→ Requirements
Starting at the line that contains "Write a Python" and stopping at the line that contains "16.43, 17.08]", repeat every line exactly, the two end lines included, and nothing else.

..........

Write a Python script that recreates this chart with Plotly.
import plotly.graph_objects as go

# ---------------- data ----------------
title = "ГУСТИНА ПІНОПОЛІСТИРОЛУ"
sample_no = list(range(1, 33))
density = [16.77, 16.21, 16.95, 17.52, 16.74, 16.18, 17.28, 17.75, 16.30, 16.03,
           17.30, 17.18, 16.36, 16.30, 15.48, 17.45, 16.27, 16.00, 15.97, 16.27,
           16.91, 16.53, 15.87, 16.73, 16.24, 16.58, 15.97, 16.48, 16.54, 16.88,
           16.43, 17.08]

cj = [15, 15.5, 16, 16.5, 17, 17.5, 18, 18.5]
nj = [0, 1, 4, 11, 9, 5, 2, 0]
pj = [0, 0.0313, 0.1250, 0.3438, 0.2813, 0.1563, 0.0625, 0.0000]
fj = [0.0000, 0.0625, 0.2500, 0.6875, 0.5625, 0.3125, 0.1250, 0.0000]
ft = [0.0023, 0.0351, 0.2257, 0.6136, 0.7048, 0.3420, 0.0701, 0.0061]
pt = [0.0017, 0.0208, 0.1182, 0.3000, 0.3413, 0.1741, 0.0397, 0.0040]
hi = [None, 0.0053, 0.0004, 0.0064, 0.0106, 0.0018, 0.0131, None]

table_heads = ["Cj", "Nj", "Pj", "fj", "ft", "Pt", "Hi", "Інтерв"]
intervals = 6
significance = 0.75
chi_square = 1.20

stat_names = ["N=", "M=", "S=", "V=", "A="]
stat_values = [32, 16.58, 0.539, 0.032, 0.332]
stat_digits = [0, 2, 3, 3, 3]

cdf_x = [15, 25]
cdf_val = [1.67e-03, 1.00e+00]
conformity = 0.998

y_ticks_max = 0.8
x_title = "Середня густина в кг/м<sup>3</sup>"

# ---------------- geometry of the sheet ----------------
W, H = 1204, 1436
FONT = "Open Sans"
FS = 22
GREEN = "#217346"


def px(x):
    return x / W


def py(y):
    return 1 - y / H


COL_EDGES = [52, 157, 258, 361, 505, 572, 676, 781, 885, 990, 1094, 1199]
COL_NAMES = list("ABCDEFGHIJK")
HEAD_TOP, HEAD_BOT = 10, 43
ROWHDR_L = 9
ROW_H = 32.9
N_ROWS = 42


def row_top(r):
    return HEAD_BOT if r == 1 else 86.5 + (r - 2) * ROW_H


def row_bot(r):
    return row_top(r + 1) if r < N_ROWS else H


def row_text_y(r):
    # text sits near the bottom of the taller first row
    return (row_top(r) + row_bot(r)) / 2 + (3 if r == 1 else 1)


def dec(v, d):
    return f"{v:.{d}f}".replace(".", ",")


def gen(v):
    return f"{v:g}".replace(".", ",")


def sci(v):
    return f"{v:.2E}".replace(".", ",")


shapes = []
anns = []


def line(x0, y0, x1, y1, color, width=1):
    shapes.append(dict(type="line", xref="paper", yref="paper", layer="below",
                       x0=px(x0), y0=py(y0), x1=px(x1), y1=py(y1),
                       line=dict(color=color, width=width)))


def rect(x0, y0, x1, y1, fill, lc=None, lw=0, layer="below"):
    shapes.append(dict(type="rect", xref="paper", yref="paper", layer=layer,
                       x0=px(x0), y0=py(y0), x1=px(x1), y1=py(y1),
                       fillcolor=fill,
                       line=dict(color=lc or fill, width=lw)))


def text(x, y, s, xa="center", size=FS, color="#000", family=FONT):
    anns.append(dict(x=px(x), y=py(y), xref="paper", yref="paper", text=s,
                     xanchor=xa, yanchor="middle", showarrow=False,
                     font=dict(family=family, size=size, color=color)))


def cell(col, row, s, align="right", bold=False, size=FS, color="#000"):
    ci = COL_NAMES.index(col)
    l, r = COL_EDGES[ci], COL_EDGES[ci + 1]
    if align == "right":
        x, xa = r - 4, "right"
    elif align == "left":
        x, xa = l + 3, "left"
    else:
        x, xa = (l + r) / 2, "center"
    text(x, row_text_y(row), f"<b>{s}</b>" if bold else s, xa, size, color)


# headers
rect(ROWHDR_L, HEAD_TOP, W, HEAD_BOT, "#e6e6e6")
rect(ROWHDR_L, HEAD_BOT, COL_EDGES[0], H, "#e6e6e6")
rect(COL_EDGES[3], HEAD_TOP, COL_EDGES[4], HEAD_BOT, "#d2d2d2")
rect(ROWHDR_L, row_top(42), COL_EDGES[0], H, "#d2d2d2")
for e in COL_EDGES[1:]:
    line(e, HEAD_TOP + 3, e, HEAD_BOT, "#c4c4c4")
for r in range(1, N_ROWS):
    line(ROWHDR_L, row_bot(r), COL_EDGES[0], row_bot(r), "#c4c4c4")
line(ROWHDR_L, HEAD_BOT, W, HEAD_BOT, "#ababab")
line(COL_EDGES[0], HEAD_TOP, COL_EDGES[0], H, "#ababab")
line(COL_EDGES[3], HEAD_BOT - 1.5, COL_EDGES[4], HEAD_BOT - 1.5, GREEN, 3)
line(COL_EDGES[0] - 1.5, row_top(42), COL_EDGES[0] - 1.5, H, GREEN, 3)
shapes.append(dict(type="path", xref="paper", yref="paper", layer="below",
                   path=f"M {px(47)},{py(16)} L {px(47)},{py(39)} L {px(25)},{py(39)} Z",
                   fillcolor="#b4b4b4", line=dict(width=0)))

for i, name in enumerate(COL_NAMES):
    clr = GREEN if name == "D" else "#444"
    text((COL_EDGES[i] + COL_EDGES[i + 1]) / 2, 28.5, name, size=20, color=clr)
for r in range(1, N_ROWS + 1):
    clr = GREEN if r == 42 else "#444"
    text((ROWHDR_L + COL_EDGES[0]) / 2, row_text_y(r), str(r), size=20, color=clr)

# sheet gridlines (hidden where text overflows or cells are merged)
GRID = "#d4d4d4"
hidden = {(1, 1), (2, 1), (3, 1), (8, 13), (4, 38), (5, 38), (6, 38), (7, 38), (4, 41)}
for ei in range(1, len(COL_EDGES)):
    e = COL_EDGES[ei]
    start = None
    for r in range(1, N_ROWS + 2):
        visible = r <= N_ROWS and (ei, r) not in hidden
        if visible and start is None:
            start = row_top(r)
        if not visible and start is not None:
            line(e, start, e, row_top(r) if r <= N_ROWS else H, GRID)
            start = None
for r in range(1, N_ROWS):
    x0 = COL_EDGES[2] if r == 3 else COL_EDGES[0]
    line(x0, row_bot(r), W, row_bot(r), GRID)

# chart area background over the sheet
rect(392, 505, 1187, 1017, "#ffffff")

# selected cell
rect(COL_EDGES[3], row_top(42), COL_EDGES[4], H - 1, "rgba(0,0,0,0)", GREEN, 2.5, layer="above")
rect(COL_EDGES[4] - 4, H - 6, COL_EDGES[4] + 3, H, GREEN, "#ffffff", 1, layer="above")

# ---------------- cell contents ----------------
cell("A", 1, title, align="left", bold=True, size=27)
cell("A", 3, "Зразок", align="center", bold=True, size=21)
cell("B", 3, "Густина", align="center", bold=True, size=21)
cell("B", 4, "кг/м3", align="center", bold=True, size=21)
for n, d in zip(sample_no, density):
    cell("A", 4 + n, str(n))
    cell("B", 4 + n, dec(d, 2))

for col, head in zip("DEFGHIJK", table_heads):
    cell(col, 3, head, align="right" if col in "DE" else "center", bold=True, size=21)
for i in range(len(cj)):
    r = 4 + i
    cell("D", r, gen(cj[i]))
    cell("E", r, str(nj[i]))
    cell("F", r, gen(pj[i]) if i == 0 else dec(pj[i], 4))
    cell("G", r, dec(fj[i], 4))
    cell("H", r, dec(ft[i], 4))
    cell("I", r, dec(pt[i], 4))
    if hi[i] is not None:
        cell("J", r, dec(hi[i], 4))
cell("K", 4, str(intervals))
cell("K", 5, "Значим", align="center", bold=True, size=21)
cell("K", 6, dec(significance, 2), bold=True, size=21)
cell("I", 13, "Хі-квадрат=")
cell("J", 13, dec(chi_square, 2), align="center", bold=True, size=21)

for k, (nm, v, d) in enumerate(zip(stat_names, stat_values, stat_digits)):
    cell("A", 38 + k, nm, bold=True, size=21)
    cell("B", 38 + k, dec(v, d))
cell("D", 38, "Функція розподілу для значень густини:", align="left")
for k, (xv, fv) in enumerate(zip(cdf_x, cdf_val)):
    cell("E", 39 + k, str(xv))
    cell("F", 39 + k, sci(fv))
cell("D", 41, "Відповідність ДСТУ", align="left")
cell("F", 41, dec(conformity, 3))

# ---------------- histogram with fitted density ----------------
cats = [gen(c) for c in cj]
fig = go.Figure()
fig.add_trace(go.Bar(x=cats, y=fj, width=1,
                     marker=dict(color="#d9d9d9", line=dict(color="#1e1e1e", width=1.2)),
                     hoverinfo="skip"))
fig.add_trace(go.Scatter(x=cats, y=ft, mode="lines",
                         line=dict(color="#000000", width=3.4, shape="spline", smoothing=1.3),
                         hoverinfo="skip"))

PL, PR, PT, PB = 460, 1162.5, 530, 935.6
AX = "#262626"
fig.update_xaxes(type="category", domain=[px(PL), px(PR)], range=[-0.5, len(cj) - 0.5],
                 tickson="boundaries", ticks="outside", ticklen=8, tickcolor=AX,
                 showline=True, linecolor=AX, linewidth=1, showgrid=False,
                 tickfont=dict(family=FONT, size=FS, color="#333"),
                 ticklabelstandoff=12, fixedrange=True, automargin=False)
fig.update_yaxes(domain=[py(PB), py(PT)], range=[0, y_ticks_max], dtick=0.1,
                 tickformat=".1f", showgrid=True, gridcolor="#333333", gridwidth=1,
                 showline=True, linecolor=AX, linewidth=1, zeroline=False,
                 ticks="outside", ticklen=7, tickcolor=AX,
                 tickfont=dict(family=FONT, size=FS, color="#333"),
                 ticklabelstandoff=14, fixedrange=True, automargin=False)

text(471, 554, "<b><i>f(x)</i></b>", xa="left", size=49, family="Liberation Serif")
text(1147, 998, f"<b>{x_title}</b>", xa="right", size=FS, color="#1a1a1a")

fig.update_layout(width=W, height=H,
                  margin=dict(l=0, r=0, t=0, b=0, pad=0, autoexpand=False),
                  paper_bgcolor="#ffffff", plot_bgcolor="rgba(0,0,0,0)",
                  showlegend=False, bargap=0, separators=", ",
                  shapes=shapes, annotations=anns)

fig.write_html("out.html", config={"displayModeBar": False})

..........

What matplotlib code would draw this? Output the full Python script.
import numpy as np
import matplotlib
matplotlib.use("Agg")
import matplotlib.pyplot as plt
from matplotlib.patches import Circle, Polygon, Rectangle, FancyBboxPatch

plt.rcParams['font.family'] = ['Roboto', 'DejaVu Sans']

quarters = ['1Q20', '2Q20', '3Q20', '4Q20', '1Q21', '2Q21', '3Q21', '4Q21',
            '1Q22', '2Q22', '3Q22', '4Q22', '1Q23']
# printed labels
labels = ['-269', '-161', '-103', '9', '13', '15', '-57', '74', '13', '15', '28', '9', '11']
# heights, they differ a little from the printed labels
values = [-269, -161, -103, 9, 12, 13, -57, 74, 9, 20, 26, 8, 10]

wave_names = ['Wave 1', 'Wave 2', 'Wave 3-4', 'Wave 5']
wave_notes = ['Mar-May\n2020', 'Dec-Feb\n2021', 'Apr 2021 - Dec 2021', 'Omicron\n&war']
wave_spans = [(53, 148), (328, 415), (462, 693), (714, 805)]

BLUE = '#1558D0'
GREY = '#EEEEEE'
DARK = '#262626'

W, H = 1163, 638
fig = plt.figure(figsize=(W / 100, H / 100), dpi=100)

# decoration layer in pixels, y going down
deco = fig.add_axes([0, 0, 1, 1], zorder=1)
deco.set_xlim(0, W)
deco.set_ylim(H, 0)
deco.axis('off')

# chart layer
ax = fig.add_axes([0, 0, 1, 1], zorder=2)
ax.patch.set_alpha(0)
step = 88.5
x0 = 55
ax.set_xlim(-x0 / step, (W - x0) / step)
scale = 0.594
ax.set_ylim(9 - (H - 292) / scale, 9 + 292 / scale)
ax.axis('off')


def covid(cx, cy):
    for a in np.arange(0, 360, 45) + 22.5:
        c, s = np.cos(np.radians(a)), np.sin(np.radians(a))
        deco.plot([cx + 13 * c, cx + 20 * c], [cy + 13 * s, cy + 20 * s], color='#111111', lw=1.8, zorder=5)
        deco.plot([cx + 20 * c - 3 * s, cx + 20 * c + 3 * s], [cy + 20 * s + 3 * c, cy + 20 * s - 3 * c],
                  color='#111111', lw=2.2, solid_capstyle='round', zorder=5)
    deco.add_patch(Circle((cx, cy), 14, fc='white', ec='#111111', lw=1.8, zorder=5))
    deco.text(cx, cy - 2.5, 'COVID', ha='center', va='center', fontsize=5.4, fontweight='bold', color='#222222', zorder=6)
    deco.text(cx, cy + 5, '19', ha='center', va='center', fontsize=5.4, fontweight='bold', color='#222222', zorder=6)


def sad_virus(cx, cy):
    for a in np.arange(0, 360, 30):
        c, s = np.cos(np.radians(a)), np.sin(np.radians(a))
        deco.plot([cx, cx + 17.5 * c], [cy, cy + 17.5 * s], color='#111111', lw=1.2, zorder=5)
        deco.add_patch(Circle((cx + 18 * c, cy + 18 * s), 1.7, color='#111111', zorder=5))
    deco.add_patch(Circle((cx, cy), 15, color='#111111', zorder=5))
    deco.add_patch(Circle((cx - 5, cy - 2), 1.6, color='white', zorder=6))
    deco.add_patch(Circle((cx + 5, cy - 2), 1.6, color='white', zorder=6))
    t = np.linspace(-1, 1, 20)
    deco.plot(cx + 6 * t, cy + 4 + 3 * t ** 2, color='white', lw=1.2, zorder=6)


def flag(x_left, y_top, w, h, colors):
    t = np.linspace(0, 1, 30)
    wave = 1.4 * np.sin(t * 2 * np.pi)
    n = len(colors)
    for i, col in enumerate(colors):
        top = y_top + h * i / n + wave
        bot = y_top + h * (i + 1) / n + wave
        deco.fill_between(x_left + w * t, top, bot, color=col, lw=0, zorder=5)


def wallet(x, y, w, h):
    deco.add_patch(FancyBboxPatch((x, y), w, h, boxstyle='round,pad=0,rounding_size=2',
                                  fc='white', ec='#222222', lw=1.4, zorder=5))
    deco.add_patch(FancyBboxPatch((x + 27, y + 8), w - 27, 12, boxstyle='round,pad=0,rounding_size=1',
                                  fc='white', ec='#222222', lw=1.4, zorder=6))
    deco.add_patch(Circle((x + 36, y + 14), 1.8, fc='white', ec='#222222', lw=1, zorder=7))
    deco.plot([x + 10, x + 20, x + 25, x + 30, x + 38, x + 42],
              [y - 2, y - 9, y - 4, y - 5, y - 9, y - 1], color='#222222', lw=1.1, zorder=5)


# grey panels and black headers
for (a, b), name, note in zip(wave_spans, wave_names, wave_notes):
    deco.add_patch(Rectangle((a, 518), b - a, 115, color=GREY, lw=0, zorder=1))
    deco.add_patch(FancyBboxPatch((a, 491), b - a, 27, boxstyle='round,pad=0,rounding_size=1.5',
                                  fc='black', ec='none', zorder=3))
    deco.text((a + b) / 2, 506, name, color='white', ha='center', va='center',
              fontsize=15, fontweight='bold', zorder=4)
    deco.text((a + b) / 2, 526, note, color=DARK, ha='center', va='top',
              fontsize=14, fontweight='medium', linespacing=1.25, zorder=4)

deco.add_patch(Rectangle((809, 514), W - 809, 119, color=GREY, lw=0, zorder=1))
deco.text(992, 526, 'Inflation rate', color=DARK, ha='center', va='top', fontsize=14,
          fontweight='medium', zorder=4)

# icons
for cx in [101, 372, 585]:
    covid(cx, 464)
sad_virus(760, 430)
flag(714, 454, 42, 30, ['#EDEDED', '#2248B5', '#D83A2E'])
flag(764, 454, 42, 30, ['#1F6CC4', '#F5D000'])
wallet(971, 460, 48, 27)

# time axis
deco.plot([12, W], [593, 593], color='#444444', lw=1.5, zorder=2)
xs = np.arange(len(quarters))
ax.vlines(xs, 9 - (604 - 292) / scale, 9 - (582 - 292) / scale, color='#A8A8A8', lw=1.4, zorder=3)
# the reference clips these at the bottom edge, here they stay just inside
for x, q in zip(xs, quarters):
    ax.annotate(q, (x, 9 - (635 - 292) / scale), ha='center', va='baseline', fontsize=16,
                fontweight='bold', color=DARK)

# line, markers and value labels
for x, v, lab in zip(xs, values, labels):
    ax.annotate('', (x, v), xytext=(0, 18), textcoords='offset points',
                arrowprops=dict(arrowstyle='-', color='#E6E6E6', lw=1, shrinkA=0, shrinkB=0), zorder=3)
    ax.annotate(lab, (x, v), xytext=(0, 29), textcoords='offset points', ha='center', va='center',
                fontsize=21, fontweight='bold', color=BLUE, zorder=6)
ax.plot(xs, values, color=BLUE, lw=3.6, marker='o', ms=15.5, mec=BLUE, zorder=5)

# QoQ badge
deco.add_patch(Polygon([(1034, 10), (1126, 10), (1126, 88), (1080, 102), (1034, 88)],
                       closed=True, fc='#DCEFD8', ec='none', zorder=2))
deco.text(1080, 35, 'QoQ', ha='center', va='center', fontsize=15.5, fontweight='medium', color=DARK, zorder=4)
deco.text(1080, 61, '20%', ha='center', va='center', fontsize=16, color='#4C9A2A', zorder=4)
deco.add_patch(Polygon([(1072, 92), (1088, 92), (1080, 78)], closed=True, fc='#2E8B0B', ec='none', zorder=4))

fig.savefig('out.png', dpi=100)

..........

→ Response for this exercise
Write a Python script that recreates this chart with Plotly.
import plotly.graph_objects as go

# ---------------- data ----------------
title = "ГУСТИНА ПІНОПОЛІСТИРОЛУ"
sample_no = list(range(1, 33))
density = [16.77, 16.21, 16.95, 17.52, 16.74, 16.18, 17.28, 17.75, 16.30, 16.03,
           17.30, 17.18, 16.36, 16.30, 15.48, 17.45, 16.27, 16.00, 15.97, 16.27,
           16.91, 16.53, 15.87, 16.73, 16.24, 16.58, 15.97, 16.48, 16.54, 16.88,
           16.43, 17.08]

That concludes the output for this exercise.